Cosmological neutrinos strongly affect the evolution of the largest structures in the Universe, i.e. galaxies and galaxy clusters. We use large box-size full hydrodynamic simulations to investigate ...the non-linear effects that massive neutrinos have on the spatial properties of cold dark matter (CDM) haloes. We quantify the difference with respect to the concordance ΛCDM model of the halo mass function and of the halo two-point correlation function. We model the redshift-space distortions and compute the errors on the linear distortion parameter β introduced if cosmological neutrinos are assumed to be massless.
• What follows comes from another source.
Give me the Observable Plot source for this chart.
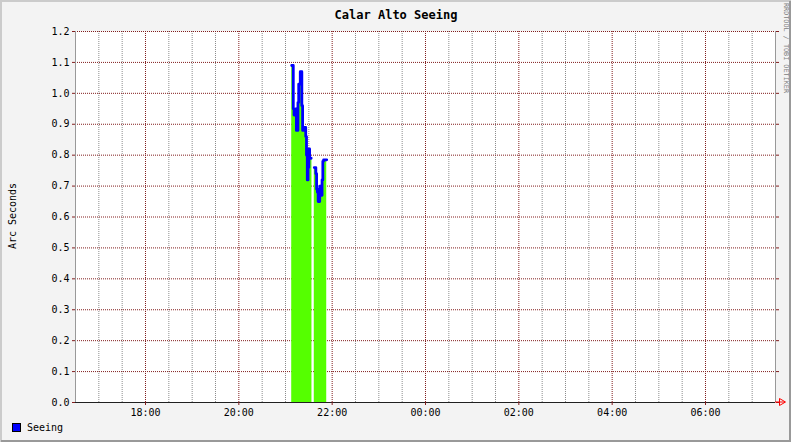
<!DOCTYPE html>
<html>
<head>
<meta charset="utf-8">
<script src="https://cdn.jsdelivr.net/npm/d3@7"></script>
<script src="https://cdn.jsdelivr.net/npm/@observablehq/plot@0.6"></script>
<style>
  html, body { margin: 0; padding: 0; background: #f3f3f3; }
  svg { display: block; }
</style>
</head>
<body>
<div id="chart"></div>
<script>
// ---- data ----
const title = "Calar Alto Seeing";
const yLabel = "Arc Seconds";
const seriesName = "Seeing";
const watermark = "RRDTOOL / TOBI OETIKER";
const times = ["21:08","21:10","21:11","21:13","21:14","21:16","21:17","21:19","21:21","21:22","21:24","21:26","21:27","21:28","21:29","21:30","21:31","21:33","21:34",
               "21:37","21:39","21:40","21:41","21:42","21:44","21:45","21:47","21:48","21:49","21:53"];
const seeing = [1.09,0.95,0.93,0.95,0.88,0.97,1.03,1.07,0.96,0.88,0.89,0.86,0.80,0.72,0.76,0.82,0.79,0.79,null,
                0.76,0.74,0.69,0.68,0.65,0.70,0.67,0.72,0.78,0.785,0.785];
const xStart = "16:30", xEnd = "07:30";
const xTickLabels = ["18:00","20:00","22:00","00:00","02:00","04:00","06:00"];
const yTickValues = [0,0.1,0.2,0.3,0.4,0.5,0.6,0.7,0.8,0.9,1.0,1.1,1.2];

// ---- helpers ----
function toDate(hm) {
  const [h, m] = hm.split(":").map(Number);
  return new Date(2024, 0, h < 12 ? 2 : 1, h, m);
}
const data = times.map((t, i) => ({time: toDate(t), value: seeing[i]}));
const x0 = toDate(xStart), x1 = toDate(xEnd);
const majorTicks = xTickLabels.map(toDate);
const majorSet = new Set(majorTicks.map(d => +d));
const minorTicks = d3.timeMinute.every(30).range(x0, x1).filter(d => +d !== +x0 && !majorSet.has(+d));

const MGRID = "#821e1e", GRID = "#8c8c8c";
const FONT = "'DejaVu Sans Mono', monospace";

const chart = Plot.plot({
  width: 791,
  height: 442,
  marginLeft: 75,
  marginRight: 16,
  marginTop: 31,
  marginBottom: 40,
  style: {background: "#f3f3f3", fontFamily: FONT, fontSize: "10px", color: "#000"},
  x: {type: "time", domain: [x0, x1]},
  y: {domain: [0, 1.2]},
  marks: [
    Plot.frame({fill: "#ffffff", stroke: null}),
    Plot.ruleX(minorTicks, {stroke: GRID, strokeDasharray: "1,1"}),
    Plot.ruleX(majorTicks, {stroke: MGRID, strokeDasharray: "1,1"}),
    Plot.ruleY(yTickValues, {stroke: MGRID, strokeDasharray: "1,1"}),
    Plot.areaY(data, {x: "time", y: "value", curve: "step-after", fill: "#55ff00"}),
    Plot.lineY(data, {x: "time", y: "value", curve: "step-after", stroke: "#0000ff", strokeWidth: 2.8}),
    Plot.ruleX([x0], {stroke: "#999999"}),
    Plot.ruleX([x1], {stroke: "#999999"}),
    Plot.ruleY([0], {stroke: "#202020"}),
    Plot.axisY({ticks: yTickValues, tickFormat: d3.format(".1f"), tickSize: 3, tickPadding: 3, stroke: MGRID, fill: "#000", label: null}),
    Plot.axisY({anchor: "right", ticks: yTickValues, tickFormat: () => "", tickSize: 3, stroke: MGRID, label: null}),
    Plot.axisX({ticks: majorTicks, tickFormat: d3.timeFormat("%H:%M"), tickSize: 3, tickPadding: 3, stroke: MGRID, fill: "#000", label: null})
  ]
});
document.getElementById("chart").appendChild(chart);

// ---- decorations: title, y label, legend, watermark, arrow, border ----
const svg = d3.select(chart);
svg.append("text").attr("x", 396).attr("y", 15)
  .attr("text-anchor", "middle").attr("dominant-baseline", "middle")
  .attr("font-family", FONT).attr("font-weight", "bold")
  .attr("font-size", 12).attr("fill", "#000").text(title);
svg.append("text").attr("transform", "translate(13,216) rotate(-90)")
  .attr("text-anchor", "middle").attr("dominant-baseline", "middle")
  .attr("font-family", FONT)
  .attr("font-size", 10).attr("fill", "#000").text(yLabel);
svg.append("text").attr("transform", "translate(786,48) rotate(90)")
  .attr("text-anchor", "middle").attr("dominant-baseline", "middle")
  .attr("font-family", FONT)
  .attr("font-size", 6.8).attr("fill", "#808080").text(watermark);
svg.append("rect").attr("x", 12.5).attr("y", 423.5).attr("width", 8).attr("height", 8)
  .attr("fill", "#0000ff").attr("stroke", "#000");
svg.append("text").attr("x", 27).attr("y", 428)
  .attr("text-anchor", "start").attr("dominant-baseline", "middle")
  .attr("font-family", FONT)
  .attr("font-size", 10).attr("fill", "#000").text(seriesName);
svg.append("line").attr("x1", 775).attr("x2", 785).attr("y1", 402).attr("y2", 402).attr("stroke", "#ff0000");
svg.append("path").attr("d", "M779.5,398.5 L785.5,402 L779.5,405.5 Z").attr("fill", "none").attr("stroke", "#ff0000");
svg.append("path").attr("d", "M1,442 L1,1 L791,1").attr("fill", "none").attr("stroke", "#cbcbcb").attr("stroke-width", 2);
svg.append("path").attr("d", "M1,441 L790,441 L790,1").attr("fill", "none").attr("stroke", "#999999").attr("stroke-width", 2);
</script>
</body>
</html>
We find that, if not taken correctly into account and depending on the total neutrino mass M
ν, these effects could lead to a potentially fake signature of modified gravity. Future nearly all-sky spectroscopic galaxy surveys will be able to constrain the neutrino mass if M
ν≳ 0.6 eV, using β measurements alone and independently of the value of the matter power spectrum normalization σ8. In combination with other cosmological probes, this will strengthen neutrino mass constraints and help breaking parameter degeneracies.